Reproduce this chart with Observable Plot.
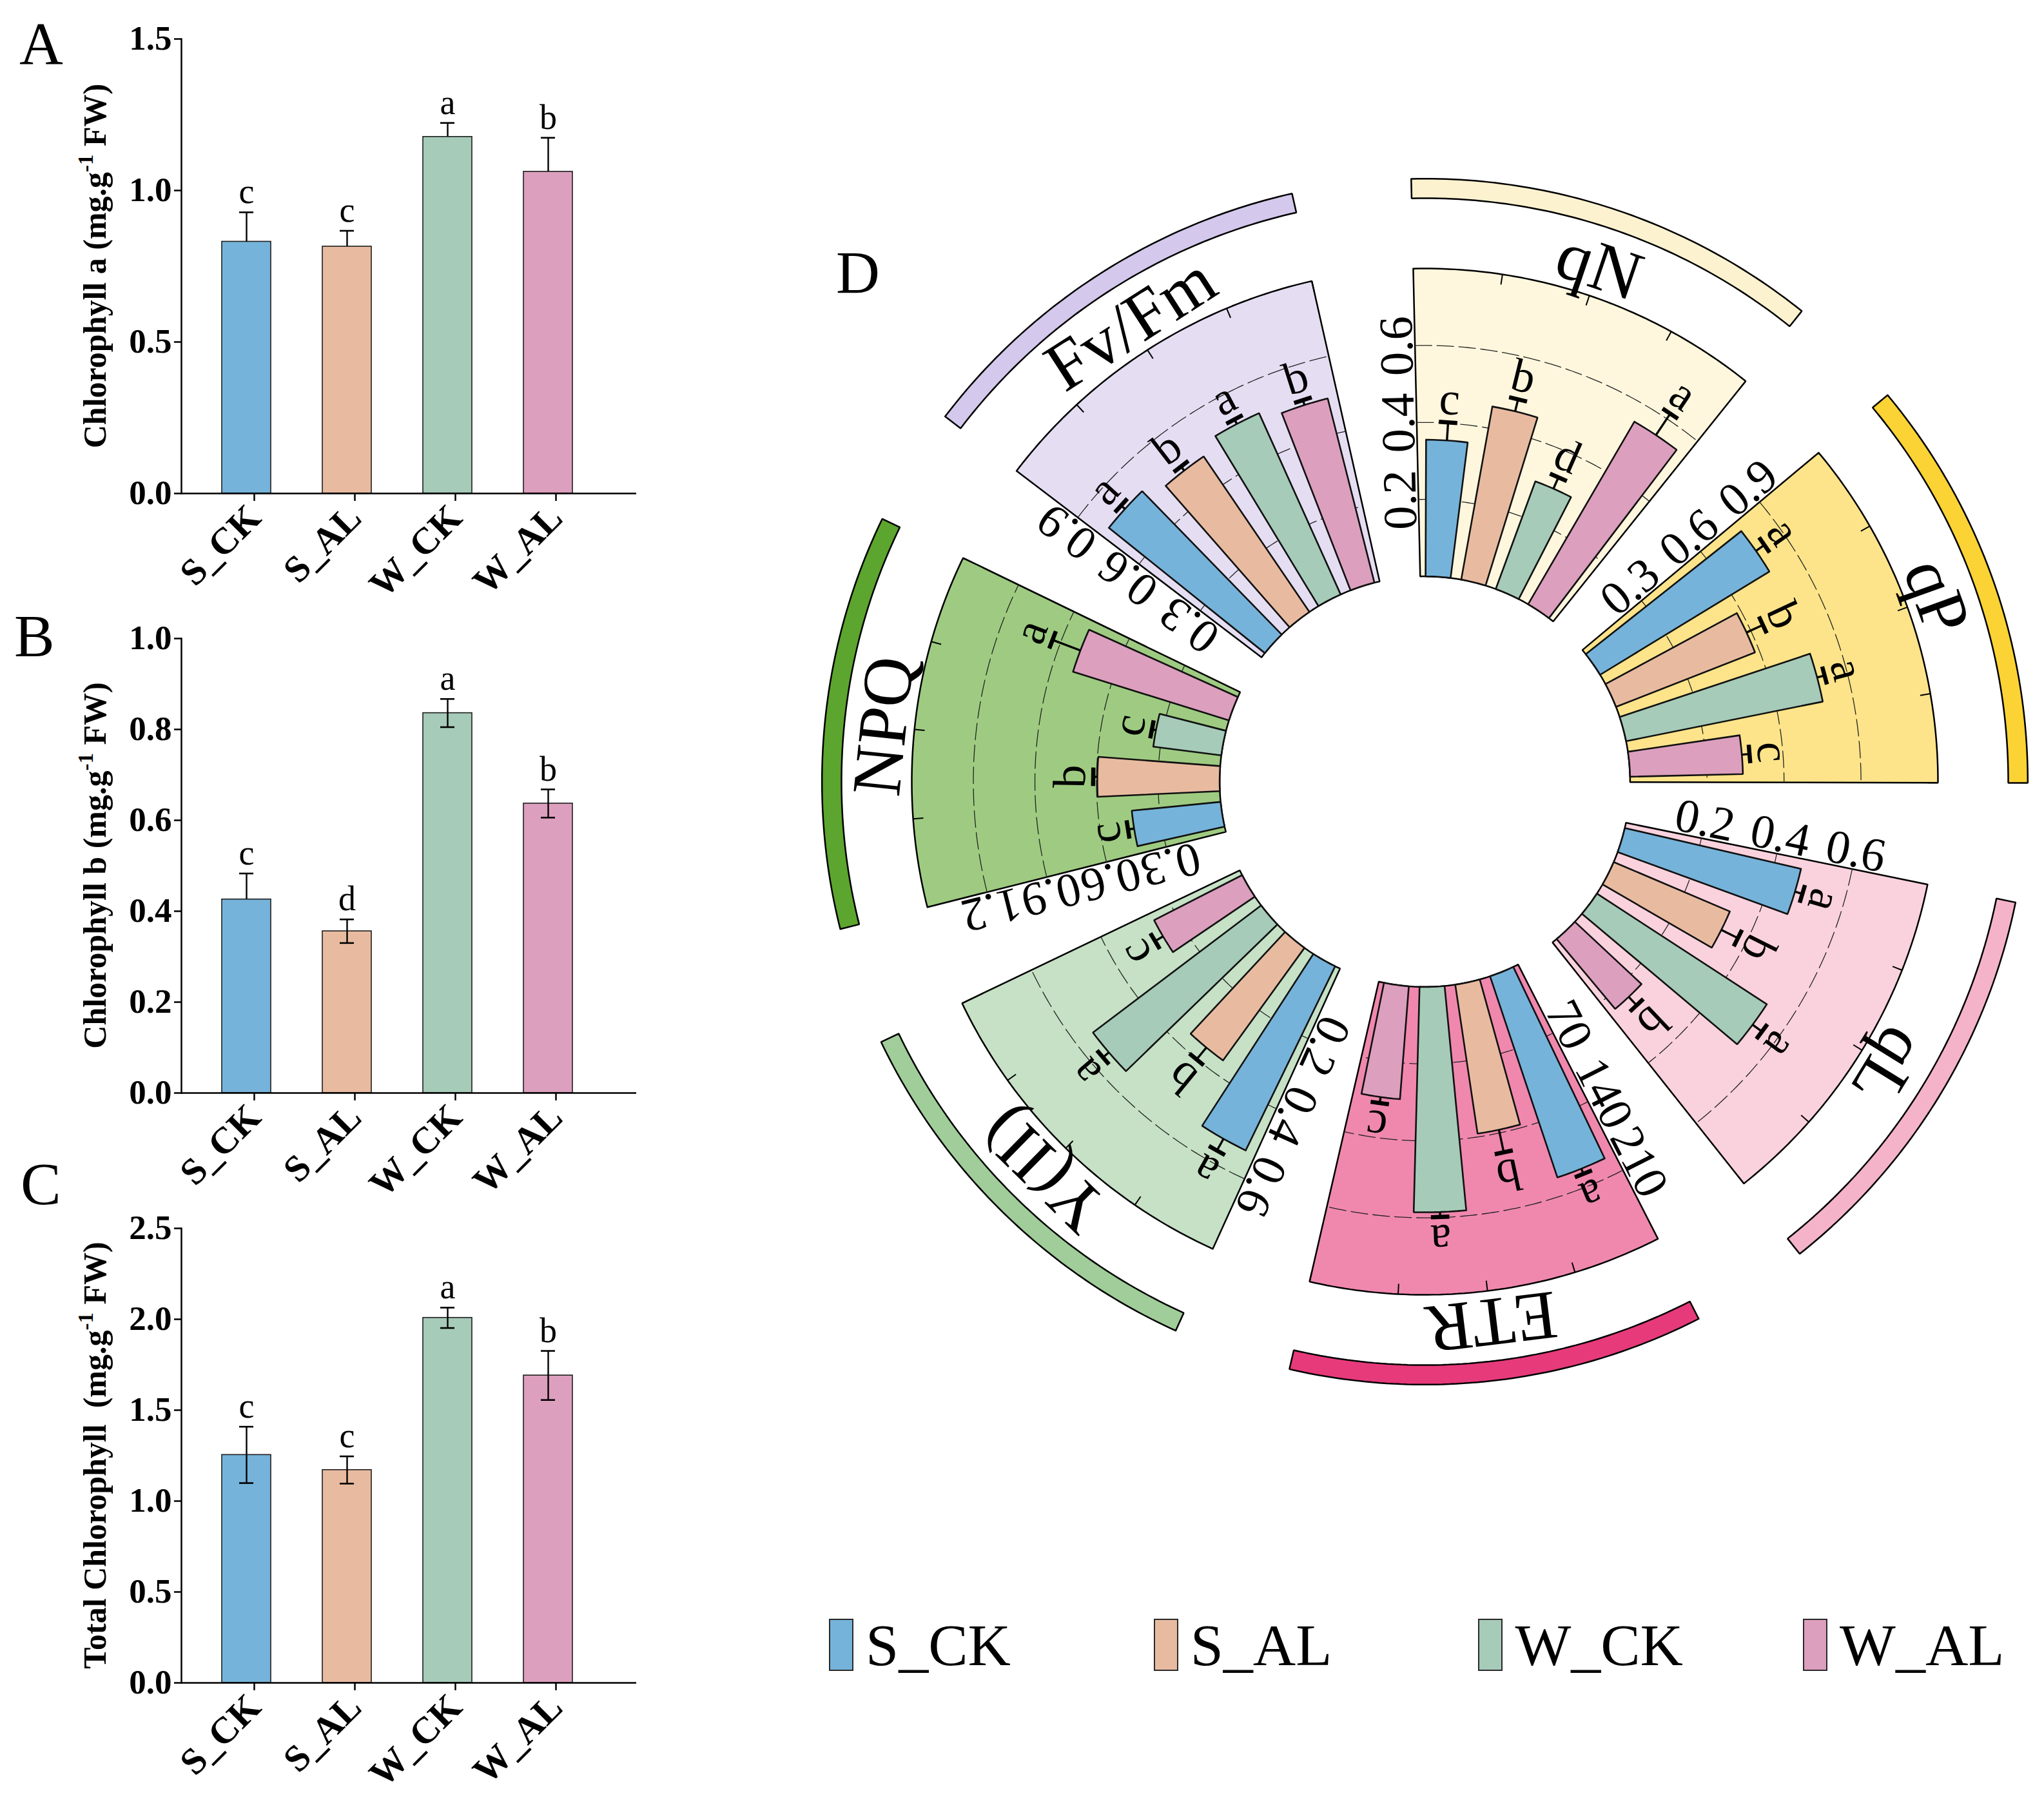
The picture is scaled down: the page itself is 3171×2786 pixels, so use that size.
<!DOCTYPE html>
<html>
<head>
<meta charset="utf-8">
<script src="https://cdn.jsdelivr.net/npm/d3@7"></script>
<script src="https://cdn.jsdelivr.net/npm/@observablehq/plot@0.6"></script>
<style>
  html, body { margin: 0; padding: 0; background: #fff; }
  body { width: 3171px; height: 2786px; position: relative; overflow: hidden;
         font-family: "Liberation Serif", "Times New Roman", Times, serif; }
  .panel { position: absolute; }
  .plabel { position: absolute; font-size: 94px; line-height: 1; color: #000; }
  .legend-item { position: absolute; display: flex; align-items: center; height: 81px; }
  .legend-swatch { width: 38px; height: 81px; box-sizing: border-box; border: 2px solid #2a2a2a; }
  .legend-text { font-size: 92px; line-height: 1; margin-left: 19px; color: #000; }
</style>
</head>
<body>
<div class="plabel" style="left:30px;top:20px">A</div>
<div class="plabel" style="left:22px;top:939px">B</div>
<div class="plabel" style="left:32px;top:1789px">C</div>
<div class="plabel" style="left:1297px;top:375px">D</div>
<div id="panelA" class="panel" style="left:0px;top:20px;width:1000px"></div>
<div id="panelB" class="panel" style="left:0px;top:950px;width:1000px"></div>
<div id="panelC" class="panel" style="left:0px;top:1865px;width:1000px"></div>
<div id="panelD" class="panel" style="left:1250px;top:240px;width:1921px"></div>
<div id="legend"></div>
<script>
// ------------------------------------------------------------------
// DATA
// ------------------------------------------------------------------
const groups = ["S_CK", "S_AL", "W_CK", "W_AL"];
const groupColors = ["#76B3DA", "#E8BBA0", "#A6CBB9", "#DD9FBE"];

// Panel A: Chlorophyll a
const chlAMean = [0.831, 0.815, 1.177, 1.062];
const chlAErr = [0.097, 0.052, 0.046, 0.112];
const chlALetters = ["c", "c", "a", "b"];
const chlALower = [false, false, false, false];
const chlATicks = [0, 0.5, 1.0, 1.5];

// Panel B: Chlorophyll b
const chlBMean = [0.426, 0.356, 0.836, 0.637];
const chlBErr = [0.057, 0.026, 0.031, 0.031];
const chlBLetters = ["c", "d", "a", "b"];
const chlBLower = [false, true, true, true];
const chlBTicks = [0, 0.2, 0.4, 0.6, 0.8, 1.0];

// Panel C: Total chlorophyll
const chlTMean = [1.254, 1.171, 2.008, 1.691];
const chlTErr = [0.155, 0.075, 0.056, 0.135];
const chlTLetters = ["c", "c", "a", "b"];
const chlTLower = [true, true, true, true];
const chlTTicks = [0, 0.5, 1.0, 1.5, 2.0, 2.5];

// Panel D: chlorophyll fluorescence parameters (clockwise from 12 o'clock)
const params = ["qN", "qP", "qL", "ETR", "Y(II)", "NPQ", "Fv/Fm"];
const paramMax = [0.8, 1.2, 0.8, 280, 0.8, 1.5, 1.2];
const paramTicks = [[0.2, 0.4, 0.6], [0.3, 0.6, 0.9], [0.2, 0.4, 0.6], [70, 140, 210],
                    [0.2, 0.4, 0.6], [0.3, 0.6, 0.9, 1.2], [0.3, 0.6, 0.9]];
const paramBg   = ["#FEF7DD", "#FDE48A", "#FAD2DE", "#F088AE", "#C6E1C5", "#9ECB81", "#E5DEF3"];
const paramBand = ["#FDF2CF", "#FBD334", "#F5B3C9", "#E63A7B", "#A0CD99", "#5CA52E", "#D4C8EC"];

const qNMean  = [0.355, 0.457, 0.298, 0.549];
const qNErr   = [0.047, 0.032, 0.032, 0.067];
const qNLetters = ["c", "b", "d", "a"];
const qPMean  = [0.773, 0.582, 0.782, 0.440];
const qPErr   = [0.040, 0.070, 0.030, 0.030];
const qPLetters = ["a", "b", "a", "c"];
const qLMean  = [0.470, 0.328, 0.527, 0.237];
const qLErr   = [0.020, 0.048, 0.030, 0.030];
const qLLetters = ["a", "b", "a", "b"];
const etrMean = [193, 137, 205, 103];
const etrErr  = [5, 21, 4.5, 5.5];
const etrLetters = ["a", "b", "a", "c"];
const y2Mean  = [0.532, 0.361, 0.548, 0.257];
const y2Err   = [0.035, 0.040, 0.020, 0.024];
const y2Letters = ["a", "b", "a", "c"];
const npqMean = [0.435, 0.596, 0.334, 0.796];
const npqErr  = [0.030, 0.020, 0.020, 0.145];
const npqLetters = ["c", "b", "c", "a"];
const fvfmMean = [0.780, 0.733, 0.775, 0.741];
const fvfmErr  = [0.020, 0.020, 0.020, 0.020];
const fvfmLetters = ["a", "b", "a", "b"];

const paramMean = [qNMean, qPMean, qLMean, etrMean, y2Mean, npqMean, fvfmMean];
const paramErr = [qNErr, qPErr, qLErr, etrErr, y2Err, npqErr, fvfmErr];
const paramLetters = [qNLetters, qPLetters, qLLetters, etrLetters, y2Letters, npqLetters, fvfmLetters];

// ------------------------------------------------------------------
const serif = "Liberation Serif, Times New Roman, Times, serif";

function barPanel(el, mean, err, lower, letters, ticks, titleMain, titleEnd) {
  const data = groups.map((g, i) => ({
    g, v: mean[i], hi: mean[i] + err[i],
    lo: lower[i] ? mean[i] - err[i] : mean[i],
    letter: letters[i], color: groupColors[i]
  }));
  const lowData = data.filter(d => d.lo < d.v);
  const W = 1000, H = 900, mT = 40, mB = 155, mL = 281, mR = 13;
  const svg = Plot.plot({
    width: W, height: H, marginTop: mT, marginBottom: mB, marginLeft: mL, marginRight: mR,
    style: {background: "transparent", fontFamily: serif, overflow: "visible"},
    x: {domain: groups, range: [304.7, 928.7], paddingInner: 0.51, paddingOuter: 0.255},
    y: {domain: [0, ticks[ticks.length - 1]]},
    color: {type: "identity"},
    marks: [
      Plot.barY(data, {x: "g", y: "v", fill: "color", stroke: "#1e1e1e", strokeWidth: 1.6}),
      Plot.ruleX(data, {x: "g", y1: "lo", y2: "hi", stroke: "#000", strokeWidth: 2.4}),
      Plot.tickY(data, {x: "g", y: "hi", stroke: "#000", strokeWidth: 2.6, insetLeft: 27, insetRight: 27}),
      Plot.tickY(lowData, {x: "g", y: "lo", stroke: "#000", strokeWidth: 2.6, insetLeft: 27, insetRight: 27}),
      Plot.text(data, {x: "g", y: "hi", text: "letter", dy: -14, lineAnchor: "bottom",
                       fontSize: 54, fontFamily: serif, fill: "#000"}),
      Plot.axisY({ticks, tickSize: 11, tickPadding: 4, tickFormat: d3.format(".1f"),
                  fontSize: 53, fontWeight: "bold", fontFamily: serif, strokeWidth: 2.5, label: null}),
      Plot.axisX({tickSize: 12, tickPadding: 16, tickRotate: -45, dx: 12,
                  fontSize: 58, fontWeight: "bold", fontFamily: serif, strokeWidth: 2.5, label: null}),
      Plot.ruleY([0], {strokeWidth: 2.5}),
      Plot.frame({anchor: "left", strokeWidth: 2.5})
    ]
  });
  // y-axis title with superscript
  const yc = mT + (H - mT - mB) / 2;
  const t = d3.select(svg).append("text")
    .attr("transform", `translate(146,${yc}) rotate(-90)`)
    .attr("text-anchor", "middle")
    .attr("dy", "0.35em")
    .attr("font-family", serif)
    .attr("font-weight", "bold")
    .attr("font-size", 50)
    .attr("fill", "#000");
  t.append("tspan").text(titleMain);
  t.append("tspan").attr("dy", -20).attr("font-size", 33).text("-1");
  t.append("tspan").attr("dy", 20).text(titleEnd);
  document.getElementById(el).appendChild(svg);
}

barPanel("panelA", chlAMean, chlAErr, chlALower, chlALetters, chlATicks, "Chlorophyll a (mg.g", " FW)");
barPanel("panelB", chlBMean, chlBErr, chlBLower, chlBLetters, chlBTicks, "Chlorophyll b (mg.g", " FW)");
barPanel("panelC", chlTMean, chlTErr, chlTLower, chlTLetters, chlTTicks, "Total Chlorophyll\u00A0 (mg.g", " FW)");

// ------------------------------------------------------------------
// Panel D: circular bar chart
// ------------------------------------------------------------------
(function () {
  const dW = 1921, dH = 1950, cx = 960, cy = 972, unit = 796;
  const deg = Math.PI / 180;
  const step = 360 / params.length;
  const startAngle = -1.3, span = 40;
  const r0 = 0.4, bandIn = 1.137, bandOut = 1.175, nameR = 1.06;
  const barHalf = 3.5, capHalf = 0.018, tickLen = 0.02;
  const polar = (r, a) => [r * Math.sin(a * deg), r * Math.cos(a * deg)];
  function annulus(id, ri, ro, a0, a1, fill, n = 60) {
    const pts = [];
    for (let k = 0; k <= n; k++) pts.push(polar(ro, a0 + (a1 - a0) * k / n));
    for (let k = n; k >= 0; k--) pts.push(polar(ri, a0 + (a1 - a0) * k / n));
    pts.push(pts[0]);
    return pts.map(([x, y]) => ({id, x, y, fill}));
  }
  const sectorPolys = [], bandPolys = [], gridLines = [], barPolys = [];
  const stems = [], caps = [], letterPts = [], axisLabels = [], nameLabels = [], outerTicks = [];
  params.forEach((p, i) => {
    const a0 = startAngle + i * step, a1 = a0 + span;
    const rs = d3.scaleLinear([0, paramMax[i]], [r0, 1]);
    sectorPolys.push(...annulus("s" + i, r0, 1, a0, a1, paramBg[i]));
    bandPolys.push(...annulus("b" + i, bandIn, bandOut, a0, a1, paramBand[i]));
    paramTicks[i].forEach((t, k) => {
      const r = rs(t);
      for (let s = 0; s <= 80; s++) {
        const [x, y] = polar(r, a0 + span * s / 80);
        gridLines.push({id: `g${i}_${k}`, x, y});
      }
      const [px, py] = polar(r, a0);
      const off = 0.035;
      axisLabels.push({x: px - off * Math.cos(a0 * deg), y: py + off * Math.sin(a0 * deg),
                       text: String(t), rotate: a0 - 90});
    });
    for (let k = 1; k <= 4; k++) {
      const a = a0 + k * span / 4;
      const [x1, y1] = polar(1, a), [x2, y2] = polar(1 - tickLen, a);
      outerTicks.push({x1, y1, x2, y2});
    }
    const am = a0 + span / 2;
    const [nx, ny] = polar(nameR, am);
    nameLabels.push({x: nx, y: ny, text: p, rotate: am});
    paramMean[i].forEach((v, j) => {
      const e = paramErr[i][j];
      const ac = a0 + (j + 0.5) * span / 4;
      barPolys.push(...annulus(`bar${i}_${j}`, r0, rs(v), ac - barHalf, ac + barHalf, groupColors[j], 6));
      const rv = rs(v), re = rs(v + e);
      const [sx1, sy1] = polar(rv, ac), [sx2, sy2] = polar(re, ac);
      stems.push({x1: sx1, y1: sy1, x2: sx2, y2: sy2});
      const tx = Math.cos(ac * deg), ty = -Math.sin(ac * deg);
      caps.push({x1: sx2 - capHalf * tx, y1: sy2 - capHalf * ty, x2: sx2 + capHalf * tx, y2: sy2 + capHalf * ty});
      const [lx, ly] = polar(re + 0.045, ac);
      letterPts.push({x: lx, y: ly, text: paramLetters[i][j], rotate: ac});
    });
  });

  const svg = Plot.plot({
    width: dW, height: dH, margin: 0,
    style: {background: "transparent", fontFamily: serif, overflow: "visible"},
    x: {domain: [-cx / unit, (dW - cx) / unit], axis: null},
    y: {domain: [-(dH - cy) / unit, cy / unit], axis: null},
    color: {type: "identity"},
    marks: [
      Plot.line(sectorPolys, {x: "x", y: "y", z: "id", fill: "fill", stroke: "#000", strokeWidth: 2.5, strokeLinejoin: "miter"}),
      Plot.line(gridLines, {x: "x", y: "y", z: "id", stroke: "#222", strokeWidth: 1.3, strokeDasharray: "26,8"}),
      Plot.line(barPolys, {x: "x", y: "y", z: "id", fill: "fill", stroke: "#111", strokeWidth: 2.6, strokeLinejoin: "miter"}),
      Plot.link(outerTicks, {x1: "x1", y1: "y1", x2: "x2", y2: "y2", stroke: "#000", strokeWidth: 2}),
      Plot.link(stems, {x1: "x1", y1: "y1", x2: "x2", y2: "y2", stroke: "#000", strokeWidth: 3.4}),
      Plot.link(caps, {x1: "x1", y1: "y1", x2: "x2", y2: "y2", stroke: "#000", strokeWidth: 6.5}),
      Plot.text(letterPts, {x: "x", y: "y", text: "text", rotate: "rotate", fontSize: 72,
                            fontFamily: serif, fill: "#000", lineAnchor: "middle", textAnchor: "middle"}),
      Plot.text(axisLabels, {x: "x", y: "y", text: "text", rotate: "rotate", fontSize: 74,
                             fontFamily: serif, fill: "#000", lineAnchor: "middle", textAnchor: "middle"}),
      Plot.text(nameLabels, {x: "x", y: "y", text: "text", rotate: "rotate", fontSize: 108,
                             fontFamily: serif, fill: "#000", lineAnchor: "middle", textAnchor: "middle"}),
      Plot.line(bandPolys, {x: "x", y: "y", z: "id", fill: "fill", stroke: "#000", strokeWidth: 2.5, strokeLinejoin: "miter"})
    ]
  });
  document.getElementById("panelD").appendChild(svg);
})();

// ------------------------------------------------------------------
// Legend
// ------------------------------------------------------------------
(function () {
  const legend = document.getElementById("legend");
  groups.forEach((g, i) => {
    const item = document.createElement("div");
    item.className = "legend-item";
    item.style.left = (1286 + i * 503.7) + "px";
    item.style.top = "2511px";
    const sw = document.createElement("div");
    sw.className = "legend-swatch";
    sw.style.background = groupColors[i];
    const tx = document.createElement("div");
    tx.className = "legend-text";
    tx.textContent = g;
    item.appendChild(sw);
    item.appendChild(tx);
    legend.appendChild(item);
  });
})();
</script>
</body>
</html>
########
● **Challenge**: Go through the listing above and list every line that has the word "with".

● **Result of the exercise**:
Reproduce this chart with Observable Plot.
  // y-axis title with superscript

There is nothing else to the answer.